What we want to see is REAL proof that we’re approved for the loan we were quoted. Do this by the following methods:

  1. Once you’ve sent in all of your documentation and chosen a loan program the loan officer should be able to lock your rate. A rate is not yours until it is locked with the investor or secondary marketing department. What you want is a copy of the rate lock with the investor or with their secondary marketing department. Ask them to scan and email you a copy. NOTE: Some times it may make sense to “float” your interest rate and lock at a later time. If you choose this route initially make sure that when you decide to lock you receive a copy of this document that same day.
  2. After your documentation and application is submitted to your originator give them 72 business hours to return to you with a fully underwritten approval. Some originators may do it faster, some slower, but 72 hours is an adequate amount of time to get an approval once you’ve provided the above documentation and signed application. You want them to send you a fully-underwritten loan approval. A loan approval will show you your exact interest rate, terms of the loan, prepayment penalty, any buydown or discount points charged to you for the interest rate, your decision FICO score and any outstanding conditions needed prior to funding your loan. This approval is how your loan is scheduled to fund with the bank. If there is anything wrong here it needs to be fixed immediately.

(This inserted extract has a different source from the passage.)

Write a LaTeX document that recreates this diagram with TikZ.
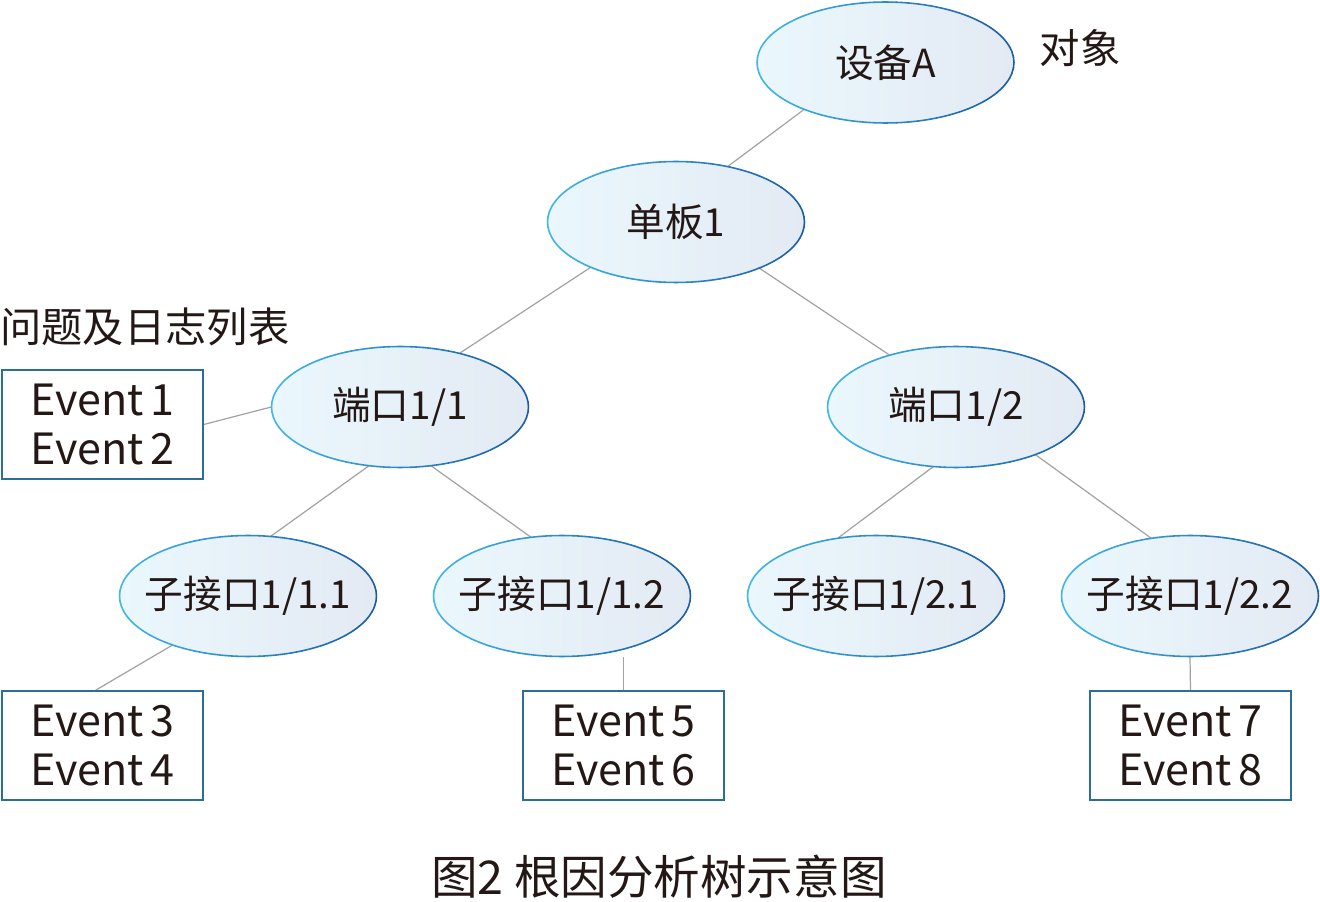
\documentclass[tikz,border=0pt]{standalone}
\usepackage{fontspec}
\setmainfont{Noto Sans CJK SC}
\usepackage{xcolor}
\usetikzlibrary{positioning,backgrounds,shapes.geometric}

\definecolor{inkdark}{HTML}{231815}
\definecolor{fillL}{HTML}{EAF7FD}
\definecolor{fillR}{HTML}{E3EAF3}
\definecolor{rimL}{HTML}{41B6E8}
\definecolor{rimR}{HTML}{1A5CA3}
\definecolor{boxrim}{HTML}{2B6F98}
\definecolor{linkgray}{HTML}{A3A3A3}

\tikzset{
  % negative inner sep: the ellipse keeps its minimum size, whatever the text width
  objnode/.style={ellipse, minimum width=5.14cm, minimum height=2.42cm, inner sep=-1.2cm,
    left color=fillL, right color=fillR, text=inkdark,
    font=\fontsize{22}{26}\selectfont},
  logbox/.style={rectangle, draw=boxrim, line width=0.9pt, minimum width=4.02cm,
    minimum height=2.18cm, inner sep=0pt, align=center, text=inkdark,
    font=\fontsize{24.5}{28.3}\selectfont},
  link/.style={draw=linkgray, line width=0.7pt},
  rim/.style={line width=0.9pt, line cap=round},
  tag/.style={text=inkdark, inner sep=0pt, font=\fontsize{23}{27}\selectfont}
}

\begin{document}
\begin{tikzpicture}[x=0.02cm, y=-0.02cm]
        \useasboundingbox (0,0) rectangle (1320,902);
        % 对象 (椭圆)
        \node[objnode] (devA)  at (885.5,62.5) {设备A};
        \node[objnode] (board) at (676,222)    {单板1};
        \node[objnode] (p11)   at (400,407)    {端口1/1};
        \node[objnode] (p12)   at (956,407)    {端口1/2};
        \node[objnode] (s111)  at (248,596)    {子接口1/1.1};
        \node[objnode] (s112)  at (562,596)    {子接口1/1.2};
        \node[objnode] (s121)  at (876,596)    {子接口1/2.1};
        \node[objnode] (s122)  at (1190,596)   {子接口1/2.2};
        % 渐变边框: 左浅蓝, 右深蓝
        \foreach \n in {devA,board,p11,p12,s111,s112,s121,s122}
          \foreach \a in {0,5,...,355} {
            \pgfmathtruncatemacro\mixp{50*(1+cos(\a+2.5))}
            \draw[rim, rimR!\mixp!rimL] (\n.center) ++(\a:2.57cm and 1.21cm)
              arc[start angle=\a, delta angle=5, x radius=2.57cm, y radius=1.21cm];
          }
        % 问题及日志列表
        \node[logbox] (ev12) at (102.5,424.5) {Event\,1\\Event\,2};
        \node[logbox] (ev34) at (102.5,745.5) {Event\,3\\Event\,4};
        \node[logbox] (ev56) at (623.5,745.5) {Event\,5\\Event\,6};
        \node[logbox] (ev78) at (1190.5,745.5) {Event\,7\\Event\,8};
        % 文字标注
        \node[tag] (objtag) at (1080,48)  {对象};
        \node[tag, anchor=west, font=\fontsize{23.5}{27}\selectfont] (logtag) at (0,327) {问题及日志列表};
        \node[tag, font=\fontsize{26.5}{30}\selectfont] (caption) at (659,877) {图2 根因分析树示意图};
        % 连线
        \begin{scope}[on background layer]
          \draw[link] (devA.210)  -- (board.47);
          \draw[link] (board.208) -- (p11.42);
          \draw[link] (board.331) -- (p12.142);
          \draw[link] (p11.242)   -- (s111.69);
          \draw[link] (p11.298)   -- (s112.118);
          \draw[link] (p12.249)   -- (s121.123);
          \draw[link] (p12.329)   -- (s122.124);
          \draw[link] (ev12.east) -- (p11.west);
          \draw[link] (s111.213)  -- (ev34.97);
          \draw[link] (s112.south -| ev56.north) -- (ev56.north);
          \draw[link] (s122.south) -- (ev78.north);
        \end{scope}
    \end{tikzpicture}
\end{document}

With those two documents (along with the GFE) in tow you are in good shape to know where your loan is going to come out.

Bring the GFE, Lock and Loan Approval to Signing

Now is the moment of truth. The remaining conditions on the approval have been cleared and your loan is ready for you to sign and fund. Before you agree to set up the signing of your loan do the following:

  • Request a copy of the Estimated HUD-1 (settlement statement) to be sent to you for review 24 hours prior to signing
  • Compare the Estimated HUD to the GFE
  • The fees should be within the range specified during your first call
  • If there is a large discrepancy tell them to get the fees in-line with what they originally sent you
  • Once you are comfortable that the fees are in-line with your expectations set up the signing

When at the signing of your loan reaffirm the following:

  • Compare the Final HUD to the Estimated HUD that you signed off on; ensure the fees are consistent
  • Compare the terms of the note to the rate lock – confirm rate, term of the loans and any prepayment penalty
  • Review the prepayment penalty language to ensure that it matches the approval – check to ensure that the number of months match up (24 for 2 years; 36 for 3 years; 60 for 5 years, etc.) Also ensure that the prepayment penalty is either hard (payable no matter what) or soft (payable only upon refinancing) as agreed with your lender
  • Review the ARM rider (if you have an adjustable rate mortgage) to ensure that the first rate adjustment is the appropriate time in the future

Congratulations – You Have the Loan You Actually Chose!

If you follow the above 8 steps you will end up with a better mortgage than you would have otherwise received going in blind. You will save yourself at least $2,500 – perhaps much, much more. You will feel confident that you were not taken advantage of and that you worked with a trusted partner who delivered on what they promised. Feel free to have a beer or glass of wine, you deserve it!

Remember, if at any point after signing you feel uneasy about the loan you have 3 days to rescind (cancel) your loan (on your primary residence during a refinance only) by faxing and mailing in your Right to Rescind.

If you’ve taken the above 8 steps you’ll most likely not have to worry about rescinding. Great job! Now pass the 8 steps and a confident referral on to a friend and save them some money too!